Jet bridges, also known as jetways, connect travelers from the terminal to the plane itself during the boarding process. Whether fixed or contractible, these structures can take advantage of the durable corrosion protection provided by using hot-dip galvanized steel for the framing system. Similar to ground support equipment, jet bridges are consistently exposed to the outdoor elements. Left unprotected, rust can render these structures immobile, unable to contract, or simply structurally unsafe. To protect against the ravages of corrosion, the impenetrable zinc coating developed during the galvanizing process means no moisture will seep in to cause corrosion. With a bond strength of 3,600 psi, the coating will not flake or chip off under continued exposure to moisture, allowing the jet bridge to stand safe and strong under the effects of nature.
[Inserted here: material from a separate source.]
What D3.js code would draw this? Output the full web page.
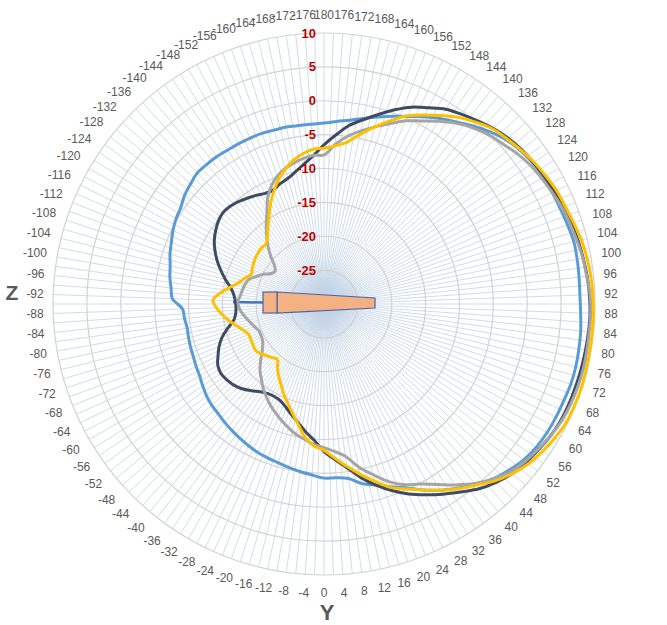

An emphasis on airport aesthetics can also serve to soothe the nervous traveler. As many jet bridges are easily visible from gate windows, a well-kept, rust-free structure can serve to reassure waiting passengers of the safety of both the airport and, indirectly, the coming flight as well. Contrarily, visible deterioration caused by corrosion can leave passengers feeling unsettled and leave a negative impression of the facility and airline.
Airports Case Study
Blast Deflectors, Inc.- JFK International Airport
Blast Deflectors, Incorporated (BDI) is one of a few manufacturers of jet blast deflectors in the world. They recently designed and installed their biggest and most durable deflectors to date at John F. Kennedy International Airport in New York City, and hot-dip galvanizing (HDG) was specified as the protective coating. Located just minutes from Manhattan, JFK Airport services nearly 25 million airline passengers annually and is one of the busiest airports in the country. The height of the blast deflector extends above the adjacent parking structure, making it highly visible to travelers and airport personnel. HDG ensures that the deflector's appearance as well as its functionality and structural integrity will be preserved for many years.